### Objective:
Copy out the listing that follows, exactly, without its pictures.
-=-=-
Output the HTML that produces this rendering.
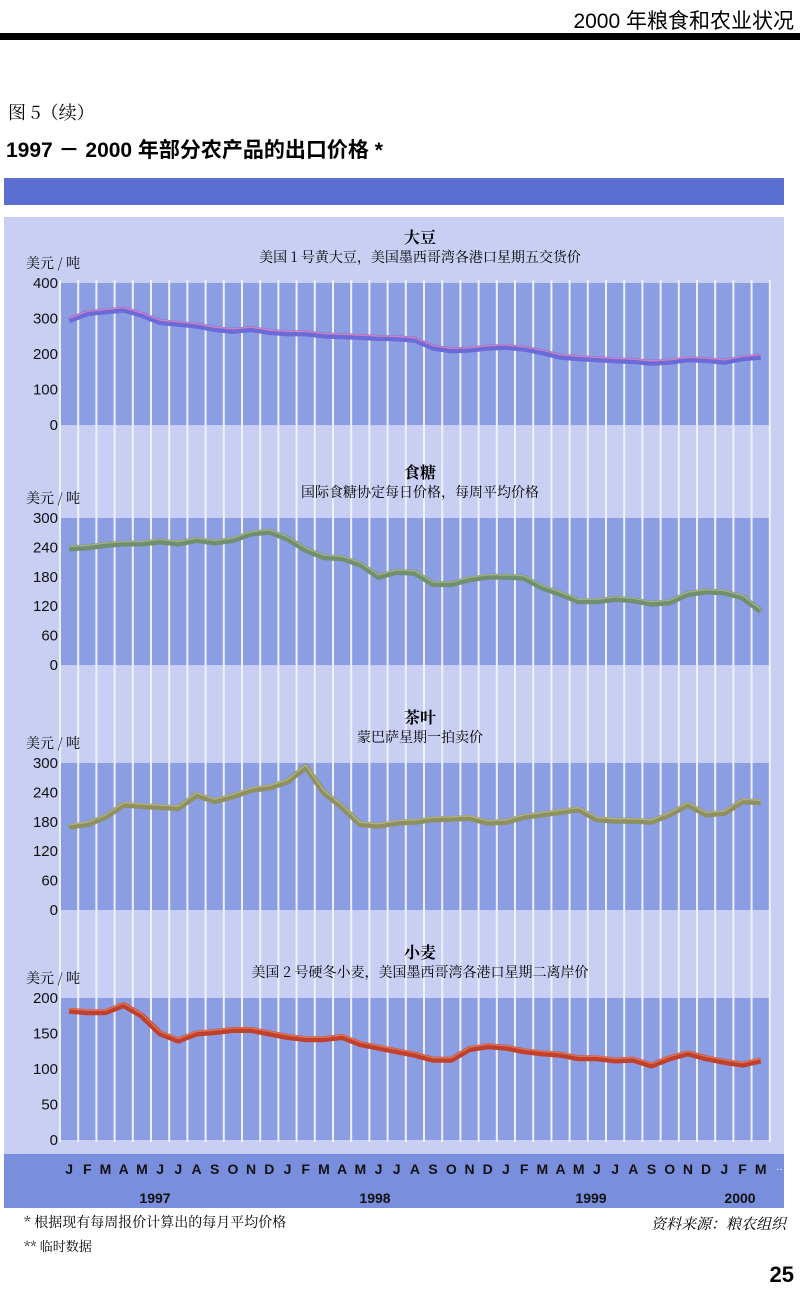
<!DOCTYPE html>
<html><head><meta charset="utf-8"><style>
body{margin:0;width:800px;height:1291px;background:#fff;position:relative;overflow:hidden;font-family:"Liberation Sans","Noto Sans CJK SC",sans-serif}
.a{position:absolute;white-space:nowrap}
</style></head><body>
<div class="a" style="right:6px;top:5px;font-size:21px;">2000 年粮食和农业状况</div>
<div class="a" style="left:0;top:33px;width:800px;height:7px;background:#000"></div>
<div class="a" style="left:8px;top:99px;font-size:18px;font-family:'Noto Serif CJK SC',serif">图 5（续）</div>
<div class="a" style="left:6px;top:134px;font-size:21px;font-weight:bold">1997 － 2000 年部分农产品的出口价格 *</div>
<svg class="a" style="left:0;top:0" width="800" height="1291" id="s"></svg>
<div class="a" style="left:24px;top:1212px;font-size:14px;font-family:'Noto Serif CJK SC',serif">* 根据现有每周报价计算出的每月平均价格</div>
<div class="a" style="left:24px;top:1236px;font-size:13px;font-family:'Noto Serif CJK SC',serif">** 临时数据</div>
<div class="a" style="right:14px;top:1213px;font-size:15px;font-style:italic;font-family:'Noto Serif CJK SC',serif">资料来源：粮农组织</div>
<div class="a" style="right:6px;top:1262px;font-size:22px;font-weight:bold">25</div>
<script>
var s='';
s+='<rect x="4" y="178" width="780" height="27" fill="#5b6fd2"/>';
s+='<rect x="4" y="217" width="780" height="937" fill="#c8cff2"/>';
s+='<rect x="4" y="1154" width="780" height="54" fill="#7a8ede"/>';
var X0=60,W=18.2,N=39;
var charts=[
{top:283,bot:425,max:400,ticks:[0,100,200,300,400],col:'#6a6ad8',edge:'#d080c0',title:'大豆',sub:'美国 1 号黄大豆，美国墨西哥湾各港口星期五交货价',
d:[295,315,320,325,310,290,285,280,270,265,270,262,258,258,252,250,248,245,244,240,218,210,212,218,220,215,205,192,188,185,182,180,175,178,185,183,178,188,192]},
{top:518,bot:665,max:300,ticks:[0,60,120,180,240,300],col:'#6f8f6f',edge:'#a0b080',title:'食糖',sub:'国际食糖协定每日价格，每周平均价格',
d:[238,240,245,248,248,252,248,255,250,255,268,272,258,235,220,218,205,180,190,188,165,165,175,180,180,178,158,145,130,130,135,132,125,128,145,150,148,138,110]},
{top:763,bot:910,max:300,ticks:[0,60,120,180,240,300],col:'#8f9060',edge:'#b0b080',title:'茶叶',sub:'蒙巴萨星期一拍卖价',
d:[170,175,190,215,212,210,208,235,222,232,245,250,262,292,240,210,175,172,178,180,185,186,188,178,180,190,195,200,205,185,182,182,180,195,215,195,198,222,220]},
{top:998,bot:1140,max:200,ticks:[0,50,100,150,200],col:'#c0402c',edge:'#e07050',title:'小麦',sub:'美国 2 号硬冬小麦，美国墨西哥湾各港口星期二离岸价',
d:[182,180,180,190,175,150,140,150,152,155,155,150,145,142,142,145,135,130,125,120,113,113,128,132,130,125,122,120,115,115,112,113,105,115,122,115,110,106,112]}
];
charts.forEach(function(c){
 s+='<rect x="'+X0+'" y="'+c.top+'" width="'+(W*N)+'" height="'+(c.bot-c.top)+'" fill="#8b9de3"/>';
});
for(var i=0;i<=N;i++){var x=X0+W*i;s+='<line x1="'+x+'" x2="'+x+'" y1="280" y2="1142" stroke="#eef0ff" stroke-width="2"/>';}
charts.forEach(function(c){
 s+='<text x="420" y="'+(c.top-40)+'" font-size="16" font-weight="bold" text-anchor="middle" font-family="Noto Serif CJK SC,serif">'+c.title+'</text>';
 s+='<text x="420" y="'+(c.top-21)+'" font-size="14" text-anchor="middle" font-family="Noto Serif CJK SC,serif">'+c.sub+'</text>';
 s+='<text x="26" y="'+(c.top-15)+'" font-size="14" font-family="Noto Serif CJK SC,serif">美元 / 吨</text>';
 c.ticks.forEach(function(t){var y=c.bot-(c.bot-c.top)*t/c.max;s+='<text x="58" y="'+(y+5)+'" font-size="15" text-anchor="end" fill="#111">'+t+'</text>';});
 var p=c.d.map(function(v,i){return (X0+W*(i+0.5)).toFixed(1)+','+(c.bot-(c.bot-c.top)*v/c.max).toFixed(1)}).join(' ');
 s+='<polyline points="'+p+'" fill="none" stroke="'+c.col+'" stroke-width="6" stroke-linejoin="round"/>';
 s+='<polyline points="'+p+'" fill="none" stroke="'+c.edge+'" stroke-width="1.5" stroke-linejoin="round" transform="translate(0,-2)"/>';
});
var m='JFMAMJJASONDJFMAMJJASONDJFMAMJJASONDJFM';
for(var i=0;i<N;i++)s+='<text x="'+(X0+W*(i+0.5))+'" y="1174" font-size="14" font-weight="bold" text-anchor="middle" fill="#111">'+m[i]+'</text>';
s+='<text x="776" y="1170" font-size="12" fill="#eee">..</text>';
[['1997',155],['1998',375],['1999',591],['2000',740]].forEach(function(y){s+='<text x="'+y[1]+'" y="1203" font-size="14" font-weight="bold" text-anchor="middle" fill="#111">'+y[0]+'</text>';});
document.getElementById('s').innerHTML=s;
</script>
</body></html>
-=-=-
### Task output:
Output the HTML that produces this rendering.
<!DOCTYPE html>
<html><head><meta charset="utf-8"><style>
body{margin:0;width:800px;height:1291px;background:#fff;position:relative;overflow:hidden;font-family:"Liberation Sans","Noto Sans CJK SC",sans-serif}
.a{position:absolute;white-space:nowrap}
</style></head><body>
<div class="a" style="right:6px;top:5px;font-size:21px;">2000 年粮食和农业状况</div>
<div class="a" style="left:0;top:33px;width:800px;height:7px;background:#000"></div>
<div class="a" style="left:8px;top:99px;font-size:18px;font-family:'Noto Serif CJK SC',serif">图 5（续）</div>
<div class="a" style="left:6px;top:134px;font-size:21px;font-weight:bold">1997 － 2000 年部分农产品的出口价格 *</div>
<svg class="a" style="left:0;top:0" width="800" height="1291" id="s"></svg>
<div class="a" style="left:24px;top:1212px;font-size:14px;font-family:'Noto Serif CJK SC',serif">* 根据现有每周报价计算出的每月平均价格</div>
<div class="a" style="left:24px;top:1236px;font-size:13px;font-family:'Noto Serif CJK SC',serif">** 临时数据</div>
<div class="a" style="right:14px;top:1213px;font-size:15px;font-style:italic;font-family:'Noto Serif CJK SC',serif">资料来源：粮农组织</div>
<div class="a" style="right:6px;top:1262px;font-size:22px;font-weight:bold">25</div>
<script>
var s='';
s+='<rect x="4" y="178" width="780" height="27" fill="#5b6fd2"/>';
s+='<rect x="4" y="217" width="780" height="937" fill="#c8cff2"/>';
s+='<rect x="4" y="1154" width="780" height="54" fill="#7a8ede"/>';
var X0=60,W=18.2,N=39;
var charts=[
{top:283,bot:425,max:400,ticks:[0,100,200,300,400],col:'#6a6ad8',edge:'#d080c0',title:'大豆',sub:'美国 1 号黄大豆，美国墨西哥湾各港口星期五交货价',
d:[295,315,320,325,310,290,285,280,270,265,270,262,258,258,252,250,248,245,244,240,218,210,212,218,220,215,205,192,188,185,182,180,175,178,185,183,178,188,192]},
{top:518,bot:665,max:300,ticks:[0,60,120,180,240,300],col:'#6f8f6f',edge:'#a0b080',title:'食糖',sub:'国际食糖协定每日价格，每周平均价格',
d:[238,240,245,248,248,252,248,255,250,255,268,272,258,235,220,218,205,180,190,188,165,165,175,180,180,178,158,145,130,130,135,132,125,128,145,150,148,138,110]},
{top:763,bot:910,max:300,ticks:[0,60,120,180,240,300],col:'#8f9060',edge:'#b0b080',title:'茶叶',sub:'蒙巴萨星期一拍卖价',
d:[170,175,190,215,212,210,208,235,222,232,245,250,262,292,240,210,175,172,178,180,185,186,188,178,180,190,195,200,205,185,182,182,180,195,215,195,198,222,220]},
{top:998,bot:1140,max:200,ticks:[0,50,100,150,200],col:'#c0402c',edge:'#e07050',title:'小麦',sub:'美国 2 号硬冬小麦，美国墨西哥湾各港口星期二离岸价',
d:[182,180,180,190,175,150,140,150,152,155,155,150,145,142,142,145,135,130,125,120,113,113,128,132,130,125,122,120,115,115,112,113,105,115,122,115,110,106,112]}
];
charts.forEach(function(c){
 s+='<rect x="'+X0+'" y="'+c.top+'" width="'+(W*N)+'" height="'+(c.bot-c.top)+'" fill="#8b9de3"/>';
});
for(var i=0;i<=N;i++){var x=X0+W*i;s+='<line x1="'+x+'" x2="'+x+'" y1="280" y2="1142" stroke="#eef0ff" stroke-width="2"/>';}
charts.forEach(function(c){
 s+='<text x="420" y="'+(c.top-40)+'" font-size="16" font-weight="bold" text-anchor="middle" font-family="Noto Serif CJK SC,serif">'+c.title+'</text>';
 s+='<text x="420" y="'+(c.top-21)+'" font-size="14" text-anchor="middle" font-family="Noto Serif CJK SC,serif">'+c.sub+'</text>';
 s+='<text x="26" y="'+(c.top-15)+'" font-size="14" font-family="Noto Serif CJK SC,serif">美元 / 吨</text>';
 c.ticks.forEach(function(t){var y=c.bot-(c.bot-c.top)*t/c.max;s+='<text x="58" y="'+(y+5)+'" font-size="15" text-anchor="end" fill="#111">'+t+'</text>';});
 var p=c.d.map(function(v,i){return (X0+W*(i+0.5)).toFixed(1)+','+(c.bot-(c.bot-c.top)*v/c.max).toFixed(1)}).join(' ');
 s+='<polyline points="'+p+'" fill="none" stroke="'+c.col+'" stroke-width="6" stroke-linejoin="round"/>';
 s+='<polyline points="'+p+'" fill="none" stroke="'+c.edge+'" stroke-width="1.5" stroke-linejoin="round" transform="translate(0,-2)"/>';
});
var m='JFMAMJJASONDJFMAMJJASONDJFMAMJJASONDJFM';
for(var i=0;i<N;i++)s+='<text x="'+(X0+W*(i+0.5))+'" y="1174" font-size="14" font-weight="bold" text-anchor="middle" fill="#111">'+m[i]+'</text>';
s+='<text x="776" y="1170" font-size="12" fill="#eee">..</text>';
[['1997',155],['1998',375],['1999',591],['2000',740]].forEach(function(y){s+='<text x="'+y[1]+'" y="1203" font-size="14" font-weight="bold" text-anchor="middle" fill="#111">'+y[0]+'</text>';});
document.getElementById('s').innerHTML=s;
</script>
</body></html>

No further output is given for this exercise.